An introduction to distance digital higher education.

I and many have noted the uneven knowledge base of students taking college courses, often as a product of equity issues in K-12 education. College accelerates rather than ameliorates these uneven penetrations of knowledge, especially when students take what I call distance digital courses.

Distance education has been around for a long time. Adding web-based elements to distance education is typically called "online education" but I think that term "online" ignores the distance elements of it.
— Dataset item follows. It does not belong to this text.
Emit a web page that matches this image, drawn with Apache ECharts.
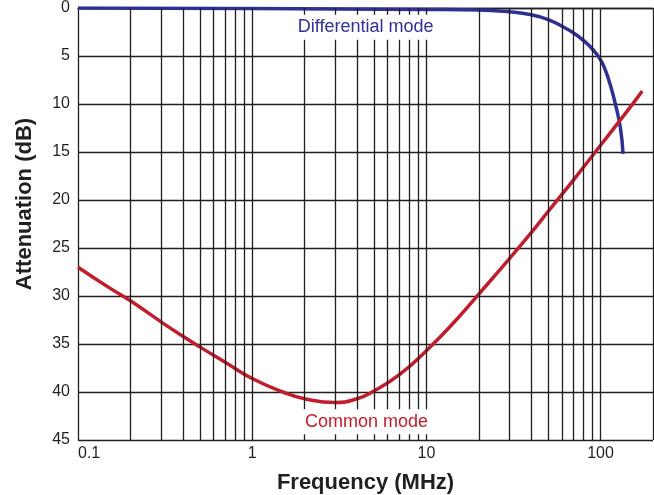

As well, there are so many elements of "online courses" that are digital but not web based, I think calling our courses "online" versus "face-to-face" does an an injustice to the total skill set students need to succeed.

So, I wrote five lessons to help students taking distance digital education courses to help bring everyone up to the same level. My direct inspiration was Mike Caufield's Check, Please! fact and source-check lessons. I used the same publishing tool and cribbed much of the pedagogical structure (and some language) from the original (http://lessons.checkplease.cc) Whatever brilliance underlying this model is credit to Caufield and all its faults lie with me.

I also took inspiration from several others scholars who I do not know well (or in the case of Tufecki, at all), but appreciate from afar. Roopika Risam, a digital humanities scholar has a willingness to jump into meaningful projects I appreciate. Maha Bali writes inspiring reflections about the the nexus of learning, teaching, and technology. My original forays into how technologies create learning spaces for the oppressed owe their inspiration to Zeynep Tufekci and her book Twitter and Tear Gas: The Power and Fragility of Networked Protests . I also love how all three scholars refuse to stay in their lanes. At my college, Lacey Mamak has been a teaching and technology mentor for many years, as have many colleagues inside my department and out.

This blog post will auto-tweet, so if you're reading this before ;2020-08-17, you may be frustrated not to see a link to my lessons. I feel I should give my college colleagues and the scholars named above a couple days to comment on my lessons (and for me to chase bugs) before releasing to the public. My thanks to my History and Political Science colleagues and friends for their support this summer for this project. Thank you Robert, Lisa, Kurt and Liz!